# Feeders > General Feeders >  live feeder mice/rats by mail

## weezer

i live in mississippi-where can i get live feeder rats or mice by mail?

----------


## Shadera

They'd need to be shipped via airline, and that's too cost prohibitive for most breeders to consider doing it.  If you're got a reptile show near you, you might be able to pick some up there.  Or you might be able to find someone here who lives close to you that could hook you up with some stock.

----------


## wolfy-hound

Short answer : You can't.

Longer answer: You can get rodents shipped, but only by services like Delta Dash, which is at the airline, and each rodent would need to have a health certificate, and they would need a special metal lined container to ship in, and be shipped overnight.  By the time you get done with all of that, it's impossible to do, without spending a LARGE amount of money and time, even if you find a rodent supplier willing to work with you.

----------


## Stewart_Reptiles

> i live in mississippi-where can i get live feeder rats or mice by mail?


Illegal  :Wink: 

As mentioned previously it has to be done via airline in special crates, vet health certificate is required, 20 mice would cost you a lot of money in shipping alone.
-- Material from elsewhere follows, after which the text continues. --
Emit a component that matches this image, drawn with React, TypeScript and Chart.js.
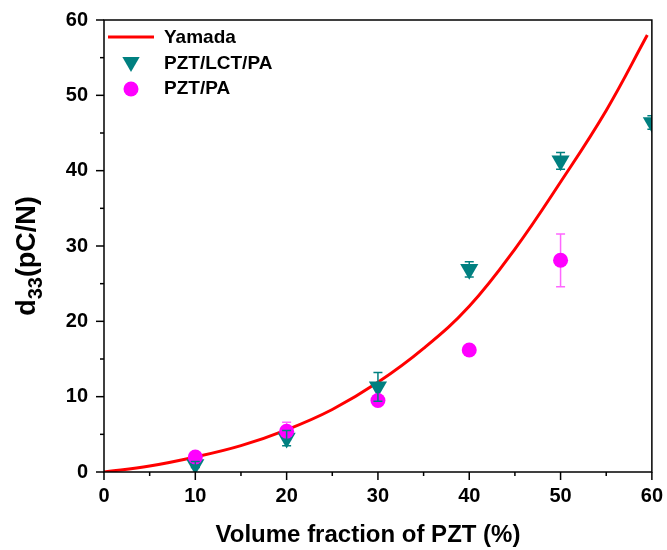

Your best bet is to find someone locally, you can use our for sale / wanted forum to place an ad if you are looking for a source near you.

----------


## Lucas339

try posting on craigslist that you are looking for them.  you might get lucky and find someone down the road like i did!!

this would save you a TON of money!

you could also try and post that you are looking under the classifed section here with a wanted title. (deborah beat me to this)

----------